— START TASK INPUTS —

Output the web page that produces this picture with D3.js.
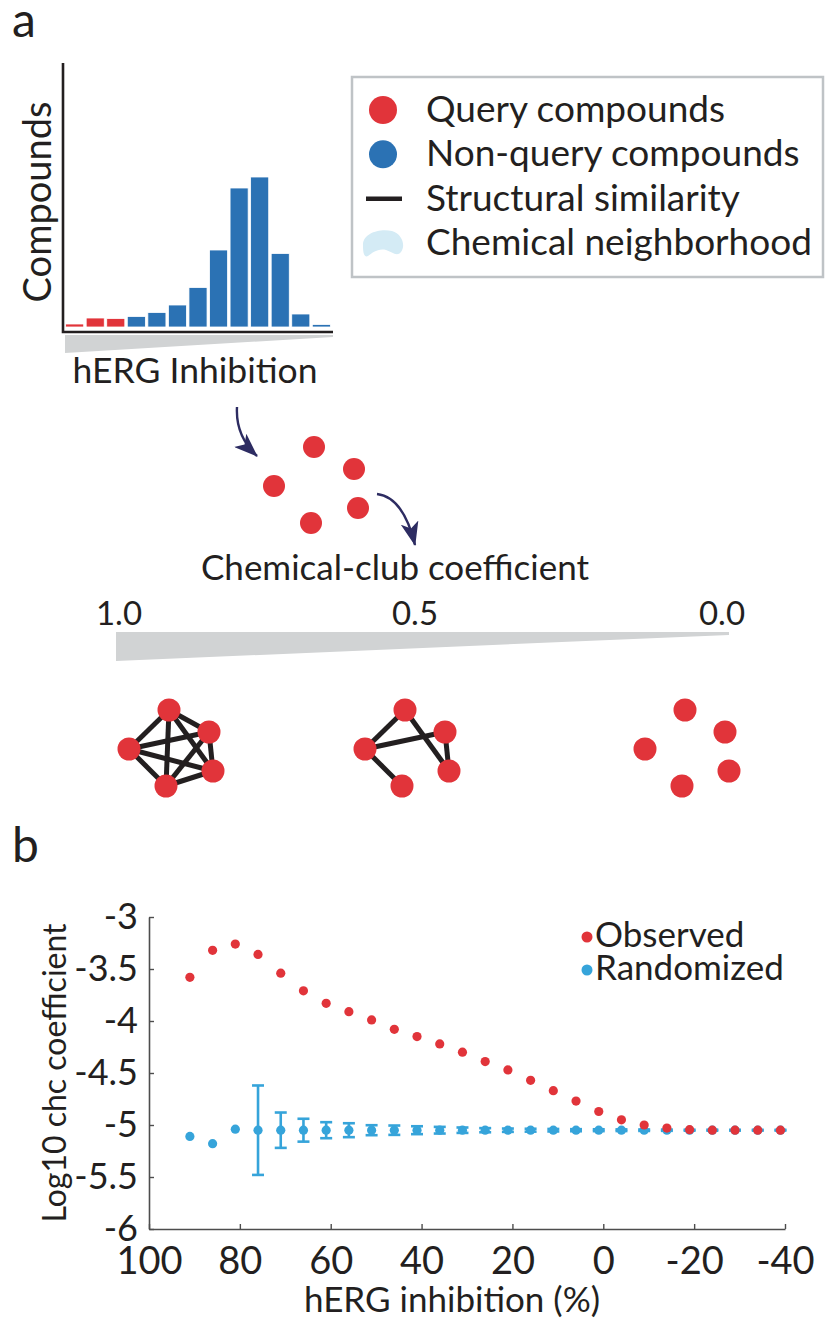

— END TASK INPUTS —
— START TASK INPUTS —

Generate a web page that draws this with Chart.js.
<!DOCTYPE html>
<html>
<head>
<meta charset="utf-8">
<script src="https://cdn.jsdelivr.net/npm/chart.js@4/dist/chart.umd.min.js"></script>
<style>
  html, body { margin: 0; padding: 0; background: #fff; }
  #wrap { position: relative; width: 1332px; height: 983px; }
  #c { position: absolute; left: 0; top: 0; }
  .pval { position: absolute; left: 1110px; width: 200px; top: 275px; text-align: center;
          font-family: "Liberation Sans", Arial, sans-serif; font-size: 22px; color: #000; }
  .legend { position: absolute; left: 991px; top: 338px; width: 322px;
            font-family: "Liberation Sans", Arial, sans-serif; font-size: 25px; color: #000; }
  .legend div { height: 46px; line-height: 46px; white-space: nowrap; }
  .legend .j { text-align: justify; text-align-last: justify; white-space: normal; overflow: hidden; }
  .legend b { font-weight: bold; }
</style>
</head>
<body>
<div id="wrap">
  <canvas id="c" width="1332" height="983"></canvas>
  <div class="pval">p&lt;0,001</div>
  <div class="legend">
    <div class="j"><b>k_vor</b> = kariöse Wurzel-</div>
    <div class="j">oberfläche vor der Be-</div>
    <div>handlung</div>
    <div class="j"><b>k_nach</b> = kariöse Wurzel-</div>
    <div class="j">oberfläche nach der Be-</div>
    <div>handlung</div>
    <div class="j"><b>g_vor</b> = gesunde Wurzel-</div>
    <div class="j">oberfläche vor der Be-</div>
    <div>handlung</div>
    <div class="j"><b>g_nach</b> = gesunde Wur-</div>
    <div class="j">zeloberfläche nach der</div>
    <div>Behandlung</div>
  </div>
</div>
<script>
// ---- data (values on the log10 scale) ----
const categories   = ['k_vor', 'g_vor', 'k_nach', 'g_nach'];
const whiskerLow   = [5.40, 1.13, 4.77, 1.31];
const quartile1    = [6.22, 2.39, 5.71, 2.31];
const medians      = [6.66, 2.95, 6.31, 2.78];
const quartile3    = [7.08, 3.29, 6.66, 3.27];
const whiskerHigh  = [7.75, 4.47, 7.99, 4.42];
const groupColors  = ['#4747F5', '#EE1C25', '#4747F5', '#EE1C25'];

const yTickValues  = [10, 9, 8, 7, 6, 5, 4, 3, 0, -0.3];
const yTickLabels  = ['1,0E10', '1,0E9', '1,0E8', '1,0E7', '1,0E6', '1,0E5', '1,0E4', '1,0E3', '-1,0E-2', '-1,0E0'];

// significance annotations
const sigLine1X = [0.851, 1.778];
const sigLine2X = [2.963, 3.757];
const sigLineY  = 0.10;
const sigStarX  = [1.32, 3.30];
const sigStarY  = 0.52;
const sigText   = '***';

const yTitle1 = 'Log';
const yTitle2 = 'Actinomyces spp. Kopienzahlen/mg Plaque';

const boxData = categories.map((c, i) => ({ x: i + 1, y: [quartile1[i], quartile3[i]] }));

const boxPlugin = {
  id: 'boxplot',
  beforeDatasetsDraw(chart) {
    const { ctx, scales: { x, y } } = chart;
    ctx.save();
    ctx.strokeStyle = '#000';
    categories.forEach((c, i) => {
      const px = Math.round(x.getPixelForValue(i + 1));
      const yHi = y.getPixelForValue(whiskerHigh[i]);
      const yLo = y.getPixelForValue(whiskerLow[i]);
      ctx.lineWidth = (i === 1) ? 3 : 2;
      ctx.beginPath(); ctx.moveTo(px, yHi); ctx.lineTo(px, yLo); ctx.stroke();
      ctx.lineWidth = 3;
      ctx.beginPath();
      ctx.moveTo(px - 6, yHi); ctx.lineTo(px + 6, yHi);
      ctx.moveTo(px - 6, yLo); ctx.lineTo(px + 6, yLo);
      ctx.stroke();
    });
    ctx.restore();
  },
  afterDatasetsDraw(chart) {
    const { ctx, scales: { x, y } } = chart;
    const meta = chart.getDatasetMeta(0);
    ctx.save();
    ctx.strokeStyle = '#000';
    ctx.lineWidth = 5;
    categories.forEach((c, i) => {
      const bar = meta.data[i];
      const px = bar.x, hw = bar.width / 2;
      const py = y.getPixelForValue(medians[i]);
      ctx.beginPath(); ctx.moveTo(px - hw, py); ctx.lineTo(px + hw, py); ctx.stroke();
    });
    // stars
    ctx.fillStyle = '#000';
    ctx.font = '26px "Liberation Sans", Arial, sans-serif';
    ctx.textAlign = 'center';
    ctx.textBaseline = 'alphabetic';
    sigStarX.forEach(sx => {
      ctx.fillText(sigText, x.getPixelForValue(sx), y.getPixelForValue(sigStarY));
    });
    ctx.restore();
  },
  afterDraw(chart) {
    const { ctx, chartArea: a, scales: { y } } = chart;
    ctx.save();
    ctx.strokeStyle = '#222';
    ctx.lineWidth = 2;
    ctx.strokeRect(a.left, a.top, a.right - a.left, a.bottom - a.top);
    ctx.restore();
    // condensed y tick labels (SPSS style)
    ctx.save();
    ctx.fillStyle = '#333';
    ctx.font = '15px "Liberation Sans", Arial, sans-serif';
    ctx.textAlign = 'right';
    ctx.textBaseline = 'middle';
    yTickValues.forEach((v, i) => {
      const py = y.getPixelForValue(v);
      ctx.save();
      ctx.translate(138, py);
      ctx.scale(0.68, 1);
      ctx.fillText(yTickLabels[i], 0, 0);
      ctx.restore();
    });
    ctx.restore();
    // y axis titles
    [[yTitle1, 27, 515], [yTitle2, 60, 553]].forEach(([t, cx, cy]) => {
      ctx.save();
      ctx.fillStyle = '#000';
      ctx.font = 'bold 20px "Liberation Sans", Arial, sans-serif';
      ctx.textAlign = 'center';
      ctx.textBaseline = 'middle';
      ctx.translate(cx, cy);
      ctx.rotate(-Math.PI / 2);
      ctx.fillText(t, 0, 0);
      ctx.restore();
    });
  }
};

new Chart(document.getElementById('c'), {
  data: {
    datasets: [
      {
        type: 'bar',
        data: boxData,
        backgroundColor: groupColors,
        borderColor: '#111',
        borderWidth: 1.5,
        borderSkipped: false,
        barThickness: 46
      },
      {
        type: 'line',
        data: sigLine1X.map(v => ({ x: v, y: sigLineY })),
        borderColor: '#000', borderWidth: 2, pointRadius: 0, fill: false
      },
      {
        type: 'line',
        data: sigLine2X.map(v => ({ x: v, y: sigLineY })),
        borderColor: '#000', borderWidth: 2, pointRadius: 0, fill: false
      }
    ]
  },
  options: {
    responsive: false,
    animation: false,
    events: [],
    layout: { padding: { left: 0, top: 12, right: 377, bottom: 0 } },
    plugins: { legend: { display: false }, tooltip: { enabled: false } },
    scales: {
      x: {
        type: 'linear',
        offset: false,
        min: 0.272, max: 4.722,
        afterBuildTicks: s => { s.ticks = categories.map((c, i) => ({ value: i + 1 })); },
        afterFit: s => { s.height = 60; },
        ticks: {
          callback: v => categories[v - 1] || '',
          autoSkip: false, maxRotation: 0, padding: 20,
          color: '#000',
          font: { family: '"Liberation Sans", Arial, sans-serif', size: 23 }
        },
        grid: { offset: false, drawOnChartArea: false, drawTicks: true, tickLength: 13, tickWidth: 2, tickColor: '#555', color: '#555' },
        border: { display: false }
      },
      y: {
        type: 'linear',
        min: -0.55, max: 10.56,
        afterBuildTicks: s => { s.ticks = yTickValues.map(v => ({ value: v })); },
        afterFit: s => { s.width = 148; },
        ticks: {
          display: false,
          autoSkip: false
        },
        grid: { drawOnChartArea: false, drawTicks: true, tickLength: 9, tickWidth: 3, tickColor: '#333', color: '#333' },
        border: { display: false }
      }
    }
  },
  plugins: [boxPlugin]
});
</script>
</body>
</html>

— END TASK INPUTS —

WHAT TO WORK ON —
Find how many lines in the records contain the string "page", then give the number alone.

THE RESULT —
2